«Высочайший рескрипт на имя вдовы генерал-адъютанта, вице-адмирала Корнилова.
12 октября 1854 г.
Вдове покойного генерал-адъютанта Корнилова, павшего при обороне Севастополя, производить из государственного казначейства вместе с детьми по 5 тысяч рублей серебром, независимо пенсиона, следующего ей из Инвалидного комитета. Сыновей — в пажи.
Бастион, где он убит, назвать по нём. Витали
[179]заказать памятник ему, который воздвигнуть на месте, где он погиб.Елизавета Васильевна. Славная смерть Вашего мужа лишила наш флот одного из отличнейших адмиралов, а меня одного из моих любимых сотрудников, которому я предназначал продолжать полезные труды Михаила Петровича Лазарева. Глубоко сочувствуя скорби всего флота и Вашей горести, я не могу более почтить память покойного, как повторив с уважением последние слова его. Он говорил: «Я счастлив, что умираю за Отечество». Россия не забудет этих слов, и детям Вашим переходит имя, почтенное в истории Русского флота.
Пребываю к Вам навсегда благосклонным
Николай.
14 октября 1854 г.
Гатчина».
В то время, когда Корнилов умирал в госпитале, сражение за город было в полном разгаре. И если бы Владимир Алексеевич смог увидеть происходившее, то удостоверился бы, что его труды не пропали даром.
В 8 часов 40 минут взорвался французский пороховой склад, с русской батареи раздалось «ура», и, по выражению корреспондента «Таймс», «русские принялись стрелять с такой силой, что заставили совершенно замолчать французский огонь, так что французы могли делать выстрелы только время от времени, через значительные промежутки, а в 10 часов почти совсем замолкли на этой стороне».

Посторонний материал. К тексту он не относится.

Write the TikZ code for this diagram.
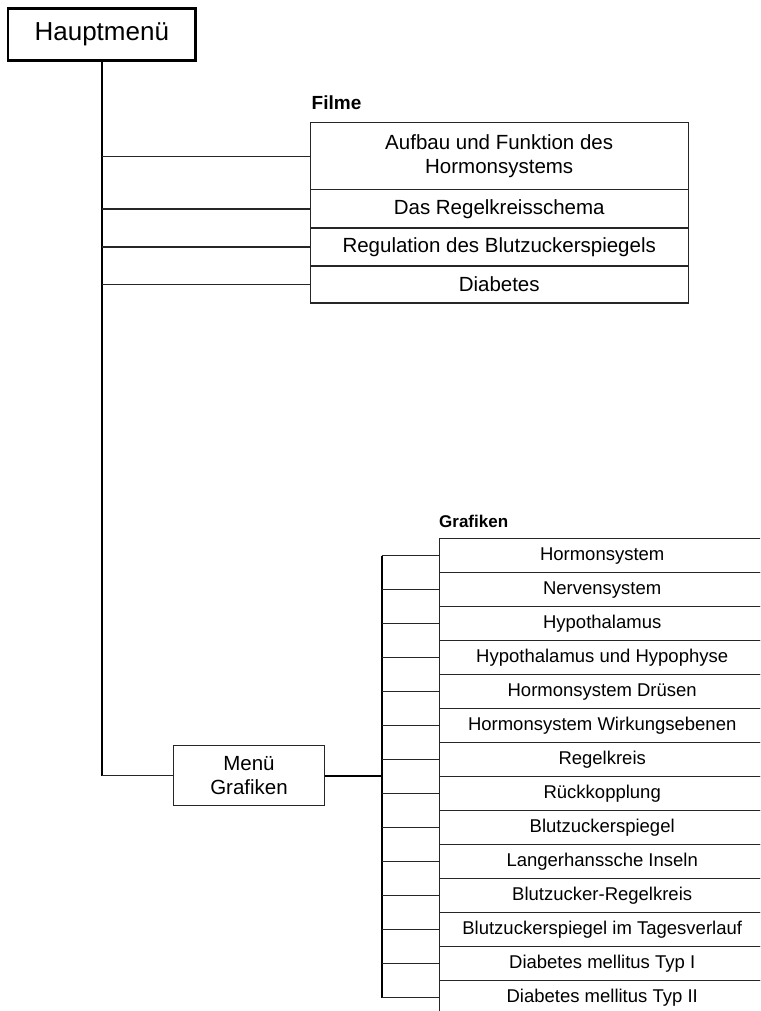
\documentclass[tikz,border=0pt]{standalone}
\usepackage{fontspec}
\setmainfont{Liberation Sans}
\begin{document}
\begin{tikzpicture}[x=1pt,y=-1pt,
  thinline/.style={line width=1.2pt, draw=black!85},
  thickline/.style={line width=2pt, draw=black},
  boxbase/.style={draw=black!85, line width=1.2pt, inner sep=0pt, anchor=north west, align=center, text=black},
  filmbox/.style={boxbase, minimum width=378pt, font=\fontsize{20.5}{24}\selectfont},
  grafbox/.style={boxbase, minimum width=326pt, minimum height=34pt, font=\fontsize{18.5}{22}\selectfont},
  heading/.style={anchor=base west, inner sep=0pt, font=\bfseries\fontsize{#1}{#1}\selectfont},
]
\useasboundingbox (0,0) rectangle (760,1011);
\clip (0,0) rectangle (760,1011);

% Hauptmenue
\node[draw=black, line width=2.3pt, minimum width=187.5pt, minimum height=52pt, inner sep=0pt,
      font=\fontsize{26}{30}\selectfont] (hm) at (101.8,34.5) {Hauptmenü};

% Filme
\node[heading=19] (filme) at (311.5,110) {Filme};
\node[filmbox, minimum height=67pt] (f1) at (309.6,122.3) {Aufbau und Funktion des\\Hormonsystems};
\node[filmbox, minimum height=38pt] (f2) at (309.6,189.3) {Das Regelkreisschema};
\node[filmbox, minimum height=38pt] (f3) at (309.6,227.3) {Regulation des Blutzuckerspiegels};
\node[filmbox, minimum height=37pt] (f4) at (309.6,265.3) {Diabetes};

% Menue Grafiken
\node[draw=black!85, line width=1.2pt, minimum width=151pt, minimum height=60pt, inner sep=0pt, align=center,
      font=\fontsize{20.5}{24}\selectfont] (mg) at (249,775.7) {Menü\\Grafiken};

% trunk
\coordinate (trunkend) at (hm.south |- mg.west);
\draw[line width=1.8pt, draw=black] (hm.south) -- (trunkend);
\draw[thinline] (trunkend) -- (mg.west);
\foreach \f in {f1,f2,f3,f4}{
  \draw[thinline] (\f.west -| hm.south) -- (\f.west);
}

% Grafiken
\node[heading=17] (graf) at (439,527) {Grafiken};
\foreach \t [count=\i from 0] in {Hormonsystem,Nervensystem,Hypothalamus,Hypothalamus und Hypophyse,
  Hormonsystem Drüsen,Hormonsystem Wirkungsebenen,Regelkreis,Rückkopplung,Blutzuckerspiegel,
  Langerhanssche Inseln,Blutzucker-Regelkreis,Blutzuckerspiegel im Tagesverlauf,
  Diabetes mellitus Typ I,Diabetes mellitus Typ II}{
  \node[grafbox] (g\i) at (438.6,538+34*\i) {\t};
}
\coordinate (gx) at (381.5,0);
\draw[thickline] (g0.west -| gx) -- (g13.west -| gx);
\draw[thickline] (mg.east) -- (mg.east -| gx);
\foreach \i in {0,...,13}{
  \draw[thinline] (g\i.west -| gx) -- (g\i.west);
}
\end{tikzpicture}
\end{document}
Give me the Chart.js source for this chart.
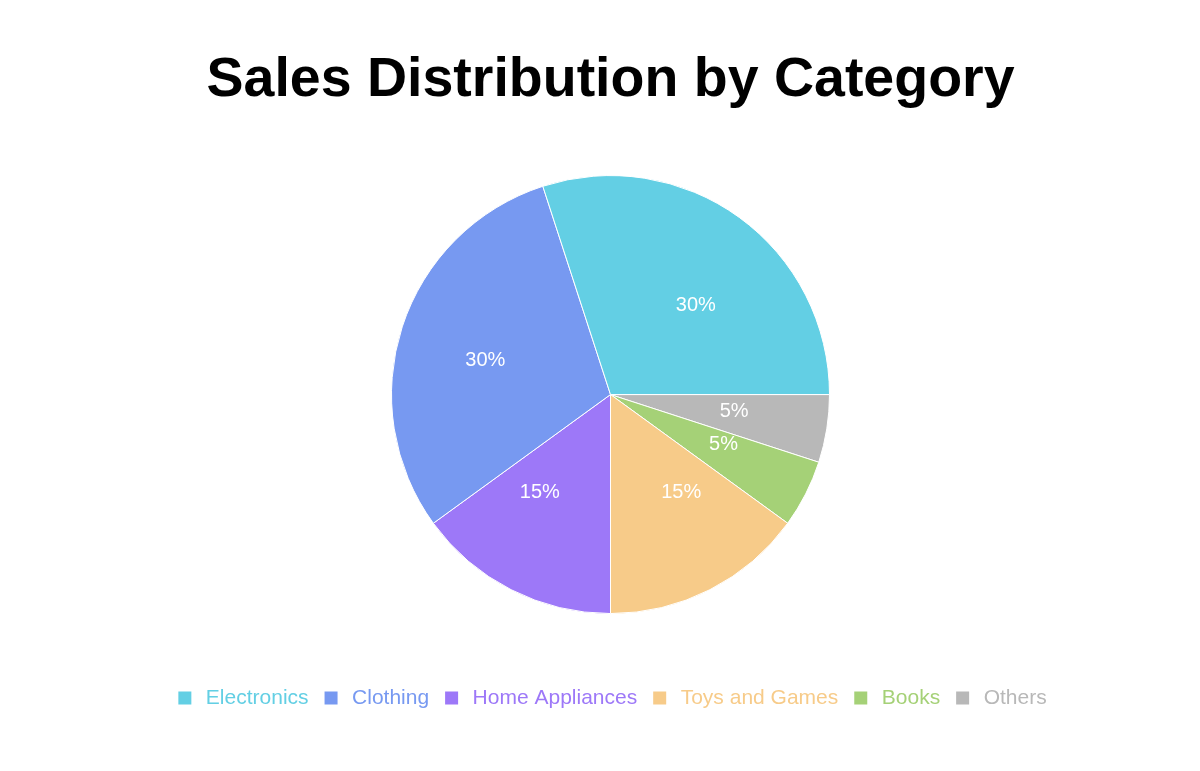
<!DOCTYPE html>
<html>
<head>
<meta charset="utf-8">
<title>Sales Distribution by Category</title>
<script src="https://cdn.jsdelivr.net/npm/chart.js@4.4.1/dist/chart.umd.min.js"></script>
<style>
    html, body { margin: 0; padding: 0; background: #ffffff; }
    #wrap { width: 1200px; height: 771px; }
</style>
</head>
<body>
<div id="wrap"><canvas id="salesChart"></canvas></div>
<script>
// chart data, in legend order
const categories = ['Electronics', 'Clothing', 'Home Appliances', 'Toys and Games', 'Books', 'Others'];
const salesShare = [30, 30, 15, 15, 5, 5];
const sliceColors = ['#63cfe4', '#7799f1', '#9d78f8', '#f7cb89', '#a5d177', '#b8b8b8'];

const FONT = "'Liberation Sans', Arial, Helvetica, sans-serif";

// slices run counter-clockwise in the reference, so feed them reversed
const drawOrder = categories.map((c, i) => i).reverse();

// white percent labels, anchored at the slice centre point and
// pushed outward (left-aligned on the right half, right-aligned on the left)
const sliceLabels = {
    id: 'sliceLabels',
    afterDatasetsDraw(chart) {
        const ctx = chart.ctx;
        const meta = chart.getDatasetMeta(0);
        const values = chart.data.datasets[0].data;
        ctx.save();
        ctx.fillStyle = '#ffffff';
        ctx.font = '20px ' + FONT;
        ctx.textBaseline = 'middle';
        meta.data.forEach((arc, i) => {
            const p = arc.getProps(['x', 'y', 'startAngle', 'endAngle', 'outerRadius'], true);
            const mid = (p.startAngle + p.endAngle) / 2;
            const dist = p.outerRadius / 2;
            const ax = p.x + Math.cos(mid) * dist;
            const ay = p.y + Math.sin(mid) * dist;
            const right = Math.cos(mid) >= 0;
            ctx.textAlign = right ? 'left' : 'right';
            ctx.fillText(values[i] + '%', ax + (right ? 1 : -1), ay);
        });
        ctx.restore();
    }
};

new Chart(document.getElementById('salesChart'), {
    type: 'pie',
    data: {
        labels: drawOrder.map(i => categories[i]),
        datasets: [{
            data: drawOrder.map(i => salesShare[i]),
            backgroundColor: drawOrder.map(i => sliceColors[i]),
            borderColor: '#ffffff',
            borderWidth: 1
        }]
    },
    options: {
        responsive: true,
        maintainAspectRatio: false,
        animation: false,
        rotation: 90,
        radius: 219,
        layout: {
            padding: { left: 21, right: 0, top: 0, bottom: 52.5 }
        },
        plugins: {
            title: {
                display: true,
                text: 'Sales Distribution by Category',
                color: '#000000',
                font: { family: FONT, size: 55.5, weight: 'bold' },
                padding: { top: 47, bottom: 0 }
            },
            legend: {
                position: 'bottom',
                reverse: true,
                labels: {
                    usePointStyle: true,
                    pointStyle: 'rect',
                    boxWidth: 21,
                    boxHeight: 13,
                    padding: 12,
                    font: { family: FONT, size: 21 },
                    generateLabels(chart) {
                        const items = Chart.overrides.pie.plugins.legend.labels.generateLabels(chart);
                        items.forEach(item => {
                            item.fontColor = item.fillStyle;
                            item.strokeStyle = item.fillStyle;
                            item.lineWidth = 0;
                        });
                        return items;
                    }
                }
            },
            tooltip: { enabled: false }
        }
    },
    plugins: [sliceLabels]
});
</script>
</body>
</html>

А.Жандр свидетельствует: «В это время на 3-м бастионе совершалась ужасная сцена. После сильно контуженного и раненого капитана 2-го ранга Константина Попандопуло бастион поступал в командование капитан-лейтенанта Евгения Лесли; он помогает начальнику артиллерии 3-й дистанции капитану 1-го ранга Ергомышеву поддерживать сильный огонь, но в 3 часа 17 минут бомба пробивает пороховой погреб, и страшный взрыв потрясает 3-й бастион. Контуженный в голову, Ергомышев падает в беспамятстве, а Лесли и множество нижних чинов разорваны на части. Обезображенные трупы их раскинуты вокруг во рву между орудиями; там груда рук, тут головы без трупов. Несколько минут третий бастион безмолвствует. Офицеры стоявшего вблизи 41-го флотского экипажа пополняют прислугу, одушевляют матросов; 3-й бастион открывает огонь с новою силою, силою мщения, — и снаряды наши снова поражают англичан. Малахов курган представляет иное зрелище: среди ядер и бомб там виден священник в епитрахили, с крестом в руке, благословляющий прислугу. С городского телеграфа замечено, что более двух часов этот достойный пастырь не выходил из огня; одушевлённые его примером, матросы удваивают усилия и в 3 часа 50 минут взорван пороховой погреб на той английской батарее, где с начала дня развевался английский флаг. Вслед за тем произошёл небольшой взрыв и на Малаховом кургане, но это не остановило действия орудий. Батареи кургана 3-й и 2-й дистанции продолжают усиленный огонь по англичанам, и только к вечеру лишь два английских орудия отвечают им.